Comme les instruments dont ces savants se servaient n’avaient pas la précision de ceux qui sont employés aujourd’hui, et étaient sujets aux changements de la température, il fallut procéder avec le plus grand soin et la plus minutieuse attention pour que de petites erreurs multipliées ne finissent pas par en causer de considérables. Aussi, dans leurs triangles, Bouguer et ses compagnons ne conclurent jamais le troisième angle de l’observation des deux premiers : il les observèrent tous.

Après avoir obtenu en toises la mesure du chemin parcouru, il restait à découvrir quelle partie du circuit de la Terre formait cet espace ; mais on ne pouvait résoudre cette question qu’au moyen d’observations astronomiques.
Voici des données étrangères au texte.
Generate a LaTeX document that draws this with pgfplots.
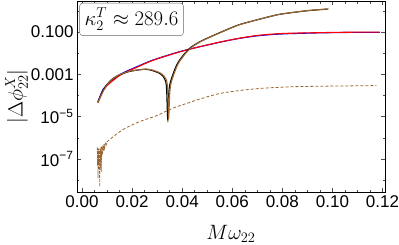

Après nombre d’obstacles, que nous ne pouvons décrire ici en détail, et de remarques curieuses, entre autres la déviation que l’attraction des montagnes fait éprouver au pendule, les savants français arrivèrent à des conclusions qui confirmèrent pleinement le résultat de la mission de Laponie. Ils ne rentrèrent pas tous en France en même temps. Jussieu continua pendant plusieurs années encore ses recherches d’histoire naturelle, et La Condamine choisit pour revenir en Europe la route du fleuve des Amazones, voyage important, sur lequel nous aurons l’occasion de revenir un peu plus tard.